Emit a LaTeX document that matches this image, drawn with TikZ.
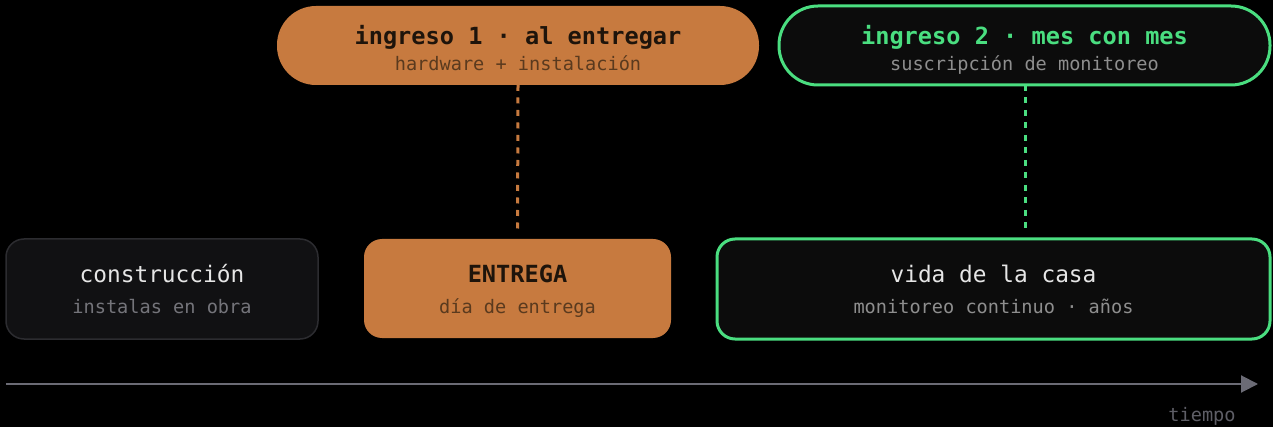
\documentclass[tikz,border=0pt]{standalone}
\usepackage{fontspec}
\setmainfont{DejaVu Sans Mono}
\usetikzlibrary{arrows.meta}
\definecolor{bg}{HTML}{000000}
\definecolor{orng}{HTML}{C77A3F}
\definecolor{grn}{HTML}{4ADE80}
\definecolor{darkfill}{HTML}{0C0C0C}
\definecolor{greyfill}{HTML}{111113}
\definecolor{greyline}{HTML}{2C2C30}
\definecolor{axis}{HTML}{6B6B75}
\definecolor{lighttext}{HTML}{E6E6E6}
\definecolor{dimtext}{HTML}{74747A}
\definecolor{subgrey}{HTML}{8E8E8E}
\definecolor{darkbrown}{HTML}{1E140B}
\definecolor{midbrown}{HTML}{5A3A1E}
\definecolor{tiempocol}{HTML}{5E5E66}
\tikzset{
  box/.style={rectangle, rounded corners=18pt, inner sep=0pt, outer sep=0pt},
  pill/.style={rectangle, rounded corners=39pt, inner sep=0pt, outer sep=0pt},
  ttl/.style={anchor=base, inner sep=0pt, font=\fontsize{22.8}{26}\selectfont},
  bttl/.style={anchor=base, inner sep=0pt, font=\fontsize{23.6}{27}\selectfont\bfseries},
  sub/.style={anchor=base, inner sep=0pt, font=\fontsize{18.6}{22}\selectfont},
  conn/.style={line width=3pt, dash pattern=on 6pt off 6.5pt},
}
\begin{document}
\begin{tikzpicture}[x=1pt,y=-1pt]
\fill[bg] (0,0) rectangle (1273,427);
\useasboundingbox (0,0) rectangle (1273,427);
% bottom boxes
\node[box, fill=greyfill, draw=greyline, line width=1.5pt, minimum width=312pt, minimum height=100pt] (constr) at (162,289) {};
\node[box, fill=orng, minimum width=307pt, minimum height=99pt] (entrega) at (517.5,288.5) {};
\node[box, fill=darkfill, draw=grn, line width=3pt, minimum width=553pt, minimum height=100pt] (vida) at (993.5,289) {};
% top pills
\node[pill, fill=orng, minimum width=482pt, minimum height=79pt] (ing1) at (518,45.5) {};
\node[pill, fill=darkfill, draw=grn, line width=3pt, minimum width=491pt, minimum height=79pt] (ing2) at (1024.5,45.5) {};
% texts
\node[ttl, text=lighttext] (t1) at (162,283) {construcción};
\node[sub, text=dimtext] (s1) at (162,313) {instalas en obra};
\node[bttl, text=darkbrown] (t2) at (517.5,283) {ENTREGA};
\node[sub, text=midbrown] (s2) at (517.5,313) {día de entrega};
\node[ttl, text=lighttext] (t3) at (993.5,283) {vida de la casa};
\node[sub, text=subgrey] (s3) at (993.5,313) {monitoreo continuo · años};
\node[bttl, text=darkbrown] (t4) at (518,45) {ingreso 1 · al entregar};
\node[sub, text=midbrown] (s4) at (518,71) {hardware + instalación};
\node[bttl, text=grn] (t5) at (1024.5,45) {ingreso 2 · mes con mes};
\node[sub, text=subgrey] (s5) at (1024.5,71) {suscripción de monitoreo};
% connectors
\coordinate (g1) at (1025,230);
\draw[conn, orng, shorten >=9pt] (ing1.south) -- (entrega.north);
\draw[conn, grn] (ing2.south -| g1) -- (g1);
% axis
\coordinate (a0) at (6,384);
\coordinate (a1) at (1258,384);
\draw[axis, line width=2pt, -{Triangle[length=17pt,width=17pt]}] (a0) -- (a1);
\node[sub, text=tiempocol] (tiempo) at (1202,421) {tiempo};
\end{tikzpicture}
\end{document}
= = = = = = =
Retype each line of the listing above word for word. Exclude the pictures.

> **COMPLETE OUTPUT**:
Emit a LaTeX document that matches this image, drawn with TikZ.
\documentclass[tikz,border=0pt]{standalone}
\usepackage{fontspec}
\setmainfont{DejaVu Sans Mono}
\usetikzlibrary{arrows.meta}
\definecolor{bg}{HTML}{000000}
\definecolor{orng}{HTML}{C77A3F}
\definecolor{grn}{HTML}{4ADE80}
\definecolor{darkfill}{HTML}{0C0C0C}
\definecolor{greyfill}{HTML}{111113}
\definecolor{greyline}{HTML}{2C2C30}
\definecolor{axis}{HTML}{6B6B75}
\definecolor{lighttext}{HTML}{E6E6E6}
\definecolor{dimtext}{HTML}{74747A}
\definecolor{subgrey}{HTML}{8E8E8E}
\definecolor{darkbrown}{HTML}{1E140B}
\definecolor{midbrown}{HTML}{5A3A1E}
\definecolor{tiempocol}{HTML}{5E5E66}
\tikzset{
  box/.style={rectangle, rounded corners=18pt, inner sep=0pt, outer sep=0pt},
  pill/.style={rectangle, rounded corners=39pt, inner sep=0pt, outer sep=0pt},
  ttl/.style={anchor=base, inner sep=0pt, font=\fontsize{22.8}{26}\selectfont},
  bttl/.style={anchor=base, inner sep=0pt, font=\fontsize{23.6}{27}\selectfont\bfseries},
  sub/.style={anchor=base, inner sep=0pt, font=\fontsize{18.6}{22}\selectfont},
  conn/.style={line width=3pt, dash pattern=on 6pt off 6.5pt},
}
\begin{document}
\begin{tikzpicture}[x=1pt,y=-1pt]
\fill[bg] (0,0) rectangle (1273,427);
\useasboundingbox (0,0) rectangle (1273,427);
% bottom boxes
\node[box, fill=greyfill, draw=greyline, line width=1.5pt, minimum width=312pt, minimum height=100pt] (constr) at (162,289) {};
\node[box, fill=orng, minimum width=307pt, minimum height=99pt] (entrega) at (517.5,288.5) {};
\node[box, fill=darkfill, draw=grn, line width=3pt, minimum width=553pt, minimum height=100pt] (vida) at (993.5,289) {};
% top pills
\node[pill, fill=orng, minimum width=482pt, minimum height=79pt] (ing1) at (518,45.5) {};
\node[pill, fill=darkfill, draw=grn, line width=3pt, minimum width=491pt, minimum height=79pt] (ing2) at (1024.5,45.5) {};
% texts
\node[ttl, text=lighttext] (t1) at (162,283) {construcción};
\node[sub, text=dimtext] (s1) at (162,313) {instalas en obra};
\node[bttl, text=darkbrown] (t2) at (517.5,283) {ENTREGA};
\node[sub, text=midbrown] (s2) at (517.5,313) {día de entrega};
\node[ttl, text=lighttext] (t3) at (993.5,283) {vida de la casa};
\node[sub, text=subgrey] (s3) at (993.5,313) {monitoreo continuo · años};
\node[bttl, text=darkbrown] (t4) at (518,45) {ingreso 1 · al entregar};
\node[sub, text=midbrown] (s4) at (518,71) {hardware + instalación};
\node[bttl, text=grn] (t5) at (1024.5,45) {ingreso 2 · mes con mes};
\node[sub, text=subgrey] (s5) at (1024.5,71) {suscripción de monitoreo};
% connectors
\coordinate (g1) at (1025,230);
\draw[conn, orng, shorten >=9pt] (ing1.south) -- (entrega.north);
\draw[conn, grn] (ing2.south -| g1) -- (g1);
% axis
\coordinate (a0) at (6,384);
\coordinate (a1) at (1258,384);
\draw[axis, line width=2pt, -{Triangle[length=17pt,width=17pt]}] (a0) -- (a1);
\node[sub, text=tiempocol] (tiempo) at (1202,421) {tiempo};
\end{tikzpicture}
\end{document}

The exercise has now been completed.